Skip to main content.
home | support | download

Back to List Archive

HTTP spidering - zero results

From: Angel Parn <angel(at)not-real.mv.parnu.ee>
Date: Mon Jun 12 2000 - 10:04:59 GMT
Hi Everyone!

I have problem getting HTTP method indexing to work, at the
same time FS method works great. Symptoms of the problem
look silimar to old case from "swish-e archive":
http://sunsite.berkeley.edu/SWISH-E/archive/0901.html

when running following script:
---------
cd /home/web/search
/home/bin/swish-e
    -S http
    -i http://www.mysite.com/index.php3?date=2000/06/10
    -f /home/web/day.swe
    -c /home/web/search/pp.cfg
---------

following response will be generated:
---------
Indexing Data Source: "HTTP-Crawler"
retrieving http://www.mysite.com/index.php3?date=2000/06/10 (0)...
Removing very common words... no words removed.
Writing main index... no unique words indexed.
Writing file index... no files indexed.
Running time: 21 seconds.
Indexing done!
---------

File /home/web/2000/06/10/day.swe will be created, but without
any keywords.

When I found thread http://sunsite.berkeley.edu/SWISH-E/archive/0901.html
from archives I thought that PERL needs reconfiguring.
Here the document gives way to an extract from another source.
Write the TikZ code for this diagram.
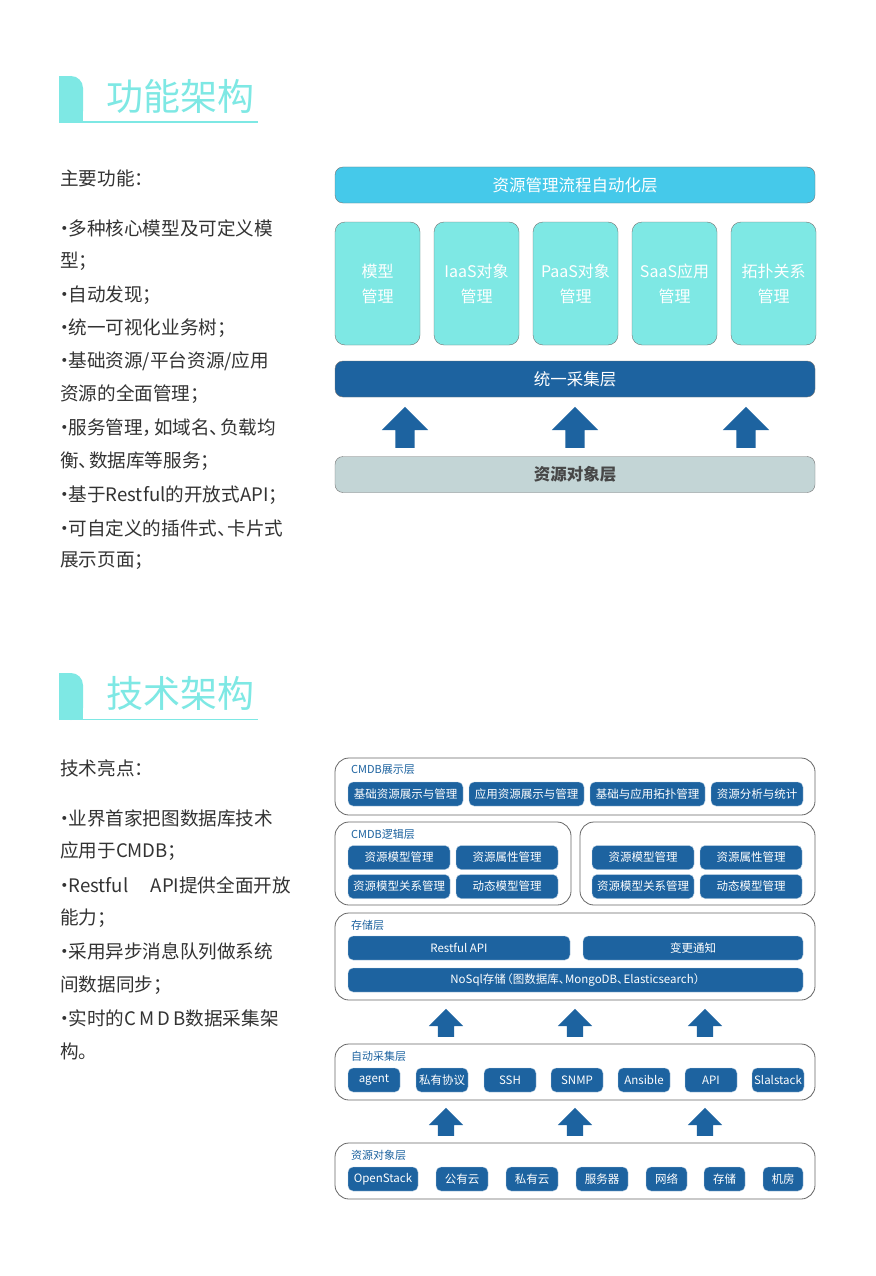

I have to say that I
have
not the owner of the server, and cannot configure server software. But, I
found
to my surprise that when running helper script:

/home/web/search/swishspider.pl ./ss http://www.mysite.com/index.php3
?date=2000/06/10

I get the files ss.response, ss.links and so on with status code 200
So it works, but I can't understand why I cannot index this through
swish-e (-S http). Maybe my config file is not correct
(I've double-triple-checked it but who knows):

I give the config options of http method which are turned on:
---------
# DIRECTIVES for HTTP METHOD ONLY
MaxDepth 2
Delay 20
TmpDir /home/tmp
SpiderDirectory /home/web/search
---------
Other parameters are given at command line - IndexDir, IndexFile.

TmpDir is perm 777, for debugging I set the /home/web/search
dir perms to 777 too.

Can this be still PERL fault? Helper script works.

Uh, long posting, but I hope anyone who has more experience than
me will help.


Desperately waiting for hints,
Angel Parn
angel@mv.parnu.ee
Received on Mon Jun 12 06:07:41 2000